According to NASA, the investigation team is acquiring data with ground-based observatories around the world, and with radar facilities at NASA’s Jet Propulsion Laboratory and the National Science Foundation’s Green Bank Observatory in West Virginia.
Next, the team aims to shift toward measuring the efficiency of momentum transfer from DART’s roughly 22,530-kilometre per hour collision with Dimorphos. The ejecta, or the tons of asteroidal rock displaced and launched into space by the impact, will be analysed further.
The recoil from the blast of debris enhanced DART’s push against Dimorphos, similar to the way in which a jet of air streaming out of a balloon sends the balloon in the opposite direction.

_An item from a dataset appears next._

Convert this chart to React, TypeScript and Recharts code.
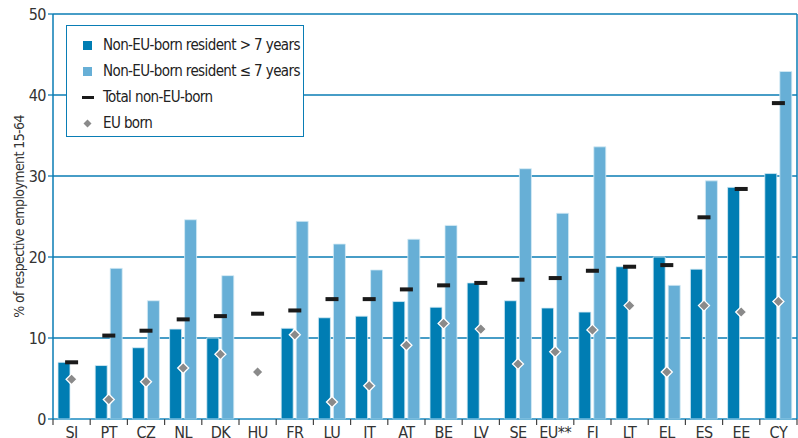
import { ComposedChart, Bar, Line, XAxis, YAxis, CartesianGrid, Label } from 'recharts';

const countries = ['SI', 'PT', 'CZ', 'NL', 'DK', 'HU', 'FR', 'LU', 'IT', 'AT', 'BE', 'LV', 'SE', 'EU**', 'FI', 'LT', 'EL', 'ES', 'EE', 'CY'];
const longResident = [7.0, 6.6, 8.8, 11.1, 10.0, null, 11.2, 12.5, 12.7, 14.5, 13.8, 16.8, 14.6, 13.7, 13.2, 18.8, 20.0, 18.5, 28.6, 30.3];
const recentResident = [null, 18.6, 14.6, 24.6, 17.7, null, 24.4, 21.6, 18.4, 22.2, 23.9, null, 30.9, 25.4, 33.6, null, 16.5, 29.4, null, 42.9];
const totalNonEU = [7.0, 10.3, 10.9, 12.3, 12.7, 13.0, 13.4, 14.8, 14.8, 16.0, 16.5, 16.8, 17.2, 17.4, 18.3, 18.8, 19.0, 24.9, 28.4, 39.0];
const euBorn = [4.9, 2.4, 4.6, 6.3, 8.0, 5.8, 10.4, 2.1, 4.1, 9.1, 11.8, 11.1, 6.8, 8.3, 11.0, 14.0, 5.8, 14.0, 13.2, 14.5];
const yTicks = [0, 10, 20, 30, 40, 50];

const data = countries.map((name, i) => ({
  name,
  long: longResident[i],
  recent: recentResident[i],
  total: totalNonEU[i],
  eu: euBorn[i],
}));

const WIDTH = 798;
const HEIGHT = 438;
const Y_AXIS_W = 53;
const PLOT_W = WIDTH - Y_AXIS_W - 1;
const STEP = PLOT_W / countries.length;

const DARK = '#007db3';
const LIGHT = '#67afd6';
const GRID = '#0a7db5';
const FONT = "'Liberation Sans Narrow', 'DejaVu Sans Condensed', 'Roboto', sans-serif";

const renderDash = (props: any) => {
  const { cx, cy, index } = props;
  if (cx == null || cy == null) return <g key={`d${index}`} />;
  return <rect key={`d${index}`} x={cx - 6.5} y={cy - 2} width={13} height={4} fill="#1a1a1a" />;
};

const renderDiamond = (props: any) => {
  const { cx, cy, index } = props;
  if (cx == null || cy == null) return <g key={`e${index}`} />;
  const r = 5.5;
  return (
    <path
      key={`e${index}`}
      d={`M${cx},${cy - r}L${cx + r},${cy}L${cx},${cy + r}L${cx - r},${cy}Z`}
      fill="#8a8a8a"
      stroke="#fff"
      strokeWidth={1.3}
    />
  );
};

const CountryTick = (props: any) => {
  const { x, y, payload, index } = props;
  const left = x - STEP / 2;
  return (
    <g>
      <line x1={left} y1={y} x2={left} y2={y + 6} stroke="#444" strokeWidth={1.2} />
      {index === countries.length - 1 && (
        <line x1={x + STEP / 2} y1={y} x2={x + STEP / 2} y2={y + 6} stroke="#444" strokeWidth={1.2} />
      )}
      <text x={x} y={y + 19} textAnchor="middle" fill="#333" fontSize={16} fontFamily={FONT} letterSpacing={-0.5}>
        {payload.value}
      </text>
    </g>
  );
};

const YTitle = (props: any) => {
  const { viewBox } = props;
  const cy = viewBox.y + viewBox.height / 2;
  return (
    <text
      x={24}
      y={cy}
      transform={`rotate(-90, 24, ${cy})`}
      textAnchor="middle"
      fill="#333"
      fontSize={14}
      fontFamily={FONT}
      letterSpacing={-0.6}
    >
      % of respective employment 15-64
    </text>
  );
};

const legendItems = [
  { label: 'Non-EU-born resident > 7 years', kind: 'dark' },
  { label: 'Non-EU-born resident \u2264 7 years', kind: 'light' },
  { label: 'Total non-EU-born', kind: 'dash' },
  { label: 'EU born', kind: 'diamond' },
];

const LegendBox = () => (
  <div
    style={{
      position: 'absolute',
      left: 66,
      top: 25,
      width: 236,
      height: 110,
      border: `1.5px solid ${GRID}`,
      background: '#fff',
      fontFamily: FONT,
      fontSize: 15,
      letterSpacing: -0.6,
      color: '#222',
      whiteSpace: 'nowrap',
    }}
  >
    {legendItems.map((item, i) => (
      <div key={item.label} style={{ position: 'absolute', left: 0, top: 9 + i * 26, height: 20, display: 'flex', alignItems: 'center' }}>
        <svg width={36} height={20}>
          {item.kind === 'dark' && <rect x={16} y={6} width={9} height={9} fill={DARK} />}
          {item.kind === 'light' && <rect x={16} y={6} width={9} height={9} fill={LIGHT} />}
          {item.kind === 'dash' && <rect x={15} y={9} width={12} height={3} fill="#1a1a1a" />}
          {item.kind === 'diamond' && <path d="M20.5,6.5L24.5,10.5L20.5,14.5L16.5,10.5Z" fill="#8a8a8a" />}
        </svg>
        <span>{item.label}</span>
      </div>
    ))}
  </div>
);

export default function App() {
  return (
    <div style={{ position: 'absolute', left: 0, top: 0, width: WIDTH, height: HEIGHT, background: '#fff' }}>
      <ComposedChart
        width={WIDTH}
        height={HEIGHT}
        data={data}
        margin={{ top: 14, right: 0, bottom: 0, left: 0 }}
        barSize={12}
        barGap={3}
      >
        <CartesianGrid vertical={false} stroke={GRID} strokeWidth={1.3} />
        <XAxis
          dataKey="name"
          height={19}
          interval={0}
          tickLine={false}
          tickSize={0}
          tickMargin={0}
          axisLine={{ stroke: '#5fb0d8', strokeWidth: 1 }}
          tick={<CountryTick />}
        />
        <YAxis
          width={Y_AXIS_W}
          domain={[0, 50]}
          ticks={yTicks}
          tickSize={5}
          tickMargin={2}
          axisLine={{ stroke: GRID, strokeWidth: 1.5 }}
          tickLine={{ stroke: GRID, strokeWidth: 1.3 }}
          tick={{ fill: '#333', fontSize: 16, fontFamily: FONT, letterSpacing: -0.5 }}
        >
          <Label content={<YTitle />} />
        </YAxis>
        <YAxis
          yAxisId="right"
          orientation="right"
          width={1}
          domain={[0, 50]}
          tick={false}
          tickLine={false}
          axisLine={{ stroke: GRID, strokeWidth: 1.5 }}
        />
        <Bar dataKey="long" fill={DARK} stroke="#d6ebf5" strokeWidth={0.8} isAnimationActive={false} />
        <Bar dataKey="recent" fill={LIGHT} stroke="#d6ebf5" strokeWidth={0.8} isAnimationActive={false} />
        <Line dataKey="total" stroke="none" dot={renderDash} activeDot={false} isAnimationActive={false} />
        <Line dataKey="eu" stroke="none" dot={renderDiamond} activeDot={false} isAnimationActive={false} />
      </ComposedChart>
      <LegendBox />
    </div>
  );
}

What is next for NASA’s DART Mission?
More information on the asteroid’s physical properties is needed to successfully understand the effect of the recoil from the ejecta. These properties include the characteristics of the asteroid’s surface, and how strong or weak it is.
Nancy Chabot, the DART coordination lead from the Johns Hopkins Applied Physics Laboratory, Maryland, said DART has provided some fascinating data about both asteroid properties and the effectiveness of a kinetic impactor as a planetary defence technology. She added that the DART team is continuing to work on the rich dataset to fully understand this first planetary defence test of asteroid deflection.
In order to analyse the effectiveness of DART, and the properties of Dimorphos, astronomers will continue to study imagery of the asteroid from DART’s terminal approach and from the Light Italian CubeSat for Imaging of Asteroids (LICIACube), provided by the Italian Space Agency.
All this would help approximate Dimorphos’ mass and shape. In 2026, the European Space Agency’s Hera project will conduct detailed surveys of both Dimorphos and Didymos, and focus on the crater left by DART’s collision. Hera will also make a precise measurement of Dimorphos’ mass.
Hera mission, which is scheduled to be launched in October 2024, has the goals of planetary defence, technology demonstration, and performing bonus science experiments.
The Hera spacecraft is designed to undertake a detailed survey of the consequences of DART’s collision.